Mr Pompeo said the measures would apply to Communist party officials “believed to be responsible for, or complicit in, the detention” of people from the minority ethnic groups and possibly their relatives. He said it was a follow-on decision from Monday when the US commerce department imposed restrictions on US technology being sold to Chinese companies that are abetting “China’s campaign of surveillance, detention and repression”.

“This is not an administration known for its subtlety and this one-two punch is incredibly provocative and that it’s couched around human rights just makes it all the more inflammatory in Beijing,” said Chris Krueger, a policy analyst at Cowen Washington Research Group. “I struggle to think of a more pessimistic narrative for these talks,” he added.

In recent months, the US has stepped up rhetorical pressure on China over the mass detention of Uighurs. Mr Pompeo recently urged countries to reject requests from Beijing to repatriate Uighurs back to China.

Experts believe the Chinese government has been pushing for the repatriation because it worries that large numbers of Uighurs overseas could be woven into coalitions that would call for more pressure on Beijing.

Roughly 1m of the 24m people in Xinjiang have been subject to extrajudicial detention in recent years. The US and other western governments have criticised the situation as one of the world’s worst ongoing human rights violations. China at first denied the existence of the internment camps, but has since shifted its defence to say that they are “vocational training centres” that are designed to improve economic conditions for ethnic minority groups.

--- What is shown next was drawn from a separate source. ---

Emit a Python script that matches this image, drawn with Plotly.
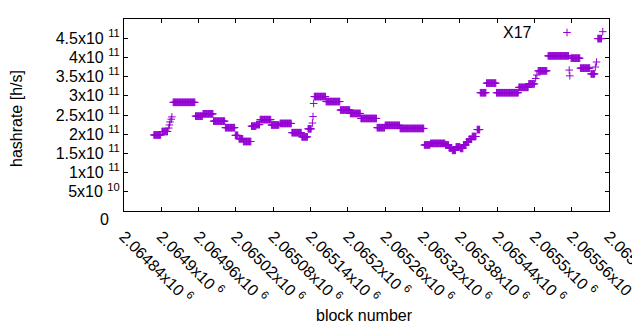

On Monday, Wilbur Ross, commerce secretary, said the US would blacklist 28 new Chinese entities because of their role in human rights abuses in Xinjiang. American companies will have to apply for special licences if they want to sell US-made goods to any of the entities, which include the Xinjiang security bureau, 19 of its subordinates and eight technology companies involved in surveillance and artificial intelligence.

Hikvision and Dahua, which make surveillance equipment, were two of the large companies targeted, while a host of smaller start-ups have also found themselves blacklisted.

Earlier this year the US took similar action against Huawei, the Chinese telecoms equipment giant which has been accused of violating Iran sanctions and stealing US technology. But the latest move drew a particularly sharp reaction from Beijing because it focused on the actions of these organisations within China rather than their activities abroad.

Ely Ratner of the Center for New American Security, a think-tank, said the moves related to Xinjiang were” long overdue” but were not “the straw that broke the camel’s back” in terms of the trade talks because the US and Chinese positions were so distant anyway. “Even absent this particular action the likelihood of a breakthrough deal was negligible.”